● GIVEN PROBLEM: Quote all of the data exactly as given. Skip every picture it contains.
─── COLLECTED DATA ───
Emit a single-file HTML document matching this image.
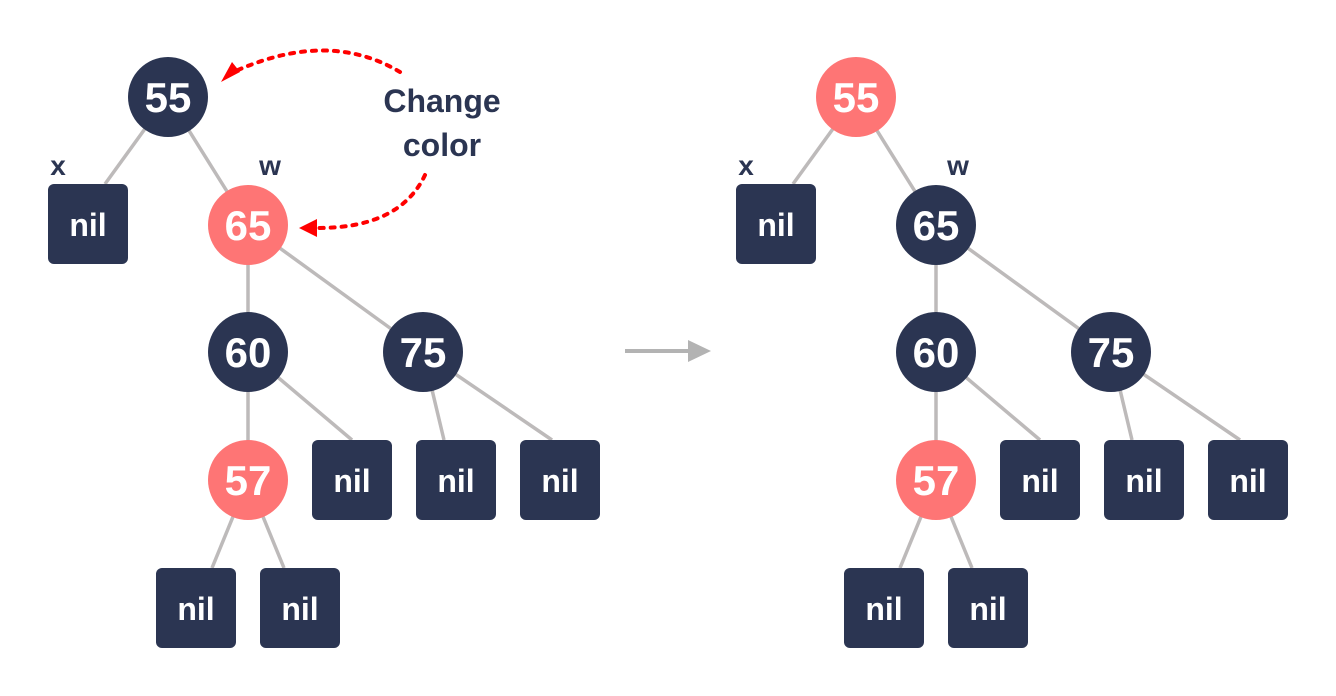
<!DOCTYPE html>
<html><head><style>body{margin:0;background:#fff}svg{display:block}</style></head><body>
<svg width="1336" height="696" viewBox="0 0 1336 696" xmlns="http://www.w3.org/2000/svg" font-family="'Liberation Sans',sans-serif" font-weight="bold">
<defs>
<g id="tree">
<g stroke="#bdbaba" stroke-width="3.5" fill="none">
<line x1="168" y1="97" x2="105" y2="184"/>
<line x1="168" y1="97" x2="248" y2="225"/>
<line x1="248" y1="225" x2="248" y2="352"/>
<line x1="248" y1="225" x2="423" y2="352"/>
<line x1="248" y1="352" x2="248" y2="480"/>
<line x1="248" y1="352" x2="352" y2="440"/>
<line x1="423" y1="352" x2="444" y2="440"/>
<line x1="423" y1="352" x2="552" y2="440"/>
<line x1="248" y1="480" x2="212" y2="568"/>
<line x1="248" y1="480" x2="284" y2="568"/>
</g>
<g fill="#2b3552">
<rect x="48" y="184" width="80" height="80" rx="6"/>
<rect x="312" y="440" width="80" height="80" rx="6"/>
<rect x="416" y="440" width="80" height="80" rx="6"/>
<rect x="520" y="440" width="80" height="80" rx="6"/>
<rect x="156" y="568" width="80" height="80" rx="6"/>
<rect x="260" y="568" width="80" height="80" rx="6"/>
<circle cx="248" cy="352" r="40"/>
<circle cx="423" cy="352" r="40"/>
</g>
<circle cx="248" cy="480" r="40" fill="#fe7575"/>
<g fill="#fff" font-size="32" text-anchor="middle">
<text x="88" y="236">nil</text><text x="352" y="492">nil</text><text x="456" y="492">nil</text><text x="560" y="492">nil</text><text x="196" y="620">nil</text><text x="300" y="620">nil</text>
</g>
<g fill="#fff" font-size="42" text-anchor="middle">
<text x="248" y="367">60</text><text x="423" y="367">75</text><text x="248" y="495">57</text>
</g>
<g fill="#2b3552" font-size="28" text-anchor="middle">
<text x="58" y="175">x</text><text x="270" y="175">w</text>
</g>
</g>
</defs>
<use href="#tree"/>
<circle cx="168" cy="97" r="40" fill="#2b3552"/>
<circle cx="248" cy="225" r="40" fill="#fe7575"/>
<g fill="#fff" font-size="42" text-anchor="middle"><text x="168" y="112">55</text><text x="248" y="240">65</text></g>
<g transform="translate(688,0)">
<use href="#tree"/>
<circle cx="168" cy="97" r="40" fill="#fe7575"/>
<circle cx="248" cy="225" r="40" fill="#2b3552"/>
<g fill="#fff" font-size="42" text-anchor="middle"><text x="168" y="112">55</text><text x="248" y="240">65</text></g>
</g>
<g fill="#2b3552" font-size="32" text-anchor="middle"><text x="442" y="112">Change</text><text x="442" y="156">color</text></g>
<g stroke="#f00" stroke-width="4" stroke-dasharray="4,7" fill="none" stroke-linecap="round">
<path d="M400 72 Q330 30 238 70"/>
<path d="M425 175 Q400 228 318 228"/>
</g>
<g fill="#f00">
<polygon points="221,82 240,72 232,62"/>
<polygon points="299,228 317,219 317,237"/>
</g>
<line x1="625" y1="351" x2="690" y2="351" stroke="#b3b3b3" stroke-width="4"/>
<polygon points="711,351 688,340 688,362" fill="#b3b3b3"/>
</svg>
</body></html>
───
● RESPONSE BELOW:
Emit a single-file HTML document matching this image.
<!DOCTYPE html>
<html><head><style>body{margin:0;background:#fff}svg{display:block}</style></head><body>
<svg width="1336" height="696" viewBox="0 0 1336 696" xmlns="http://www.w3.org/2000/svg" font-family="'Liberation Sans',sans-serif" font-weight="bold">
<defs>
<g id="tree">
<g stroke="#bdbaba" stroke-width="3.5" fill="none">
<line x1="168" y1="97" x2="105" y2="184"/>
<line x1="168" y1="97" x2="248" y2="225"/>
<line x1="248" y1="225" x2="248" y2="352"/>
<line x1="248" y1="225" x2="423" y2="352"/>
<line x1="248" y1="352" x2="248" y2="480"/>
<line x1="248" y1="352" x2="352" y2="440"/>
<line x1="423" y1="352" x2="444" y2="440"/>
<line x1="423" y1="352" x2="552" y2="440"/>
<line x1="248" y1="480" x2="212" y2="568"/>
<line x1="248" y1="480" x2="284" y2="568"/>
</g>
<g fill="#2b3552">
<rect x="48" y="184" width="80" height="80" rx="6"/>
<rect x="312" y="440" width="80" height="80" rx="6"/>
<rect x="416" y="440" width="80" height="80" rx="6"/>
<rect x="520" y="440" width="80" height="80" rx="6"/>
<rect x="156" y="568" width="80" height="80" rx="6"/>
<rect x="260" y="568" width="80" height="80" rx="6"/>
<circle cx="248" cy="352" r="40"/>
<circle cx="423" cy="352" r="40"/>
</g>
<circle cx="248" cy="480" r="40" fill="#fe7575"/>
<g fill="#fff" font-size="32" text-anchor="middle">
<text x="88" y="236">nil</text><text x="352" y="492">nil</text><text x="456" y="492">nil</text><text x="560" y="492">nil</text><text x="196" y="620">nil</text><text x="300" y="620">nil</text>
</g>
<g fill="#fff" font-size="42" text-anchor="middle">
<text x="248" y="367">60</text><text x="423" y="367">75</text><text x="248" y="495">57</text>
</g>
<g fill="#2b3552" font-size="28" text-anchor="middle">
<text x="58" y="175">x</text><text x="270" y="175">w</text>
</g>
</g>
</defs>
<use href="#tree"/>
<circle cx="168" cy="97" r="40" fill="#2b3552"/>
<circle cx="248" cy="225" r="40" fill="#fe7575"/>
<g fill="#fff" font-size="42" text-anchor="middle"><text x="168" y="112">55</text><text x="248" y="240">65</text></g>
<g transform="translate(688,0)">
<use href="#tree"/>
<circle cx="168" cy="97" r="40" fill="#fe7575"/>
<circle cx="248" cy="225" r="40" fill="#2b3552"/>
<g fill="#fff" font-size="42" text-anchor="middle"><text x="168" y="112">55</text><text x="248" y="240">65</text></g>
</g>
<g fill="#2b3552" font-size="32" text-anchor="middle"><text x="442" y="112">Change</text><text x="442" y="156">color</text></g>
<g stroke="#f00" stroke-width="4" stroke-dasharray="4,7" fill="none" stroke-linecap="round">
<path d="M400 72 Q330 30 238 70"/>
<path d="M425 175 Q400 228 318 228"/>
</g>
<g fill="#f00">
<polygon points="221,82 240,72 232,62"/>
<polygon points="299,228 317,219 317,237"/>
</g>
<line x1="625" y1="351" x2="690" y2="351" stroke="#b3b3b3" stroke-width="4"/>
<polygon points="711,351 688,340 688,362" fill="#b3b3b3"/>
</svg>
</body></html>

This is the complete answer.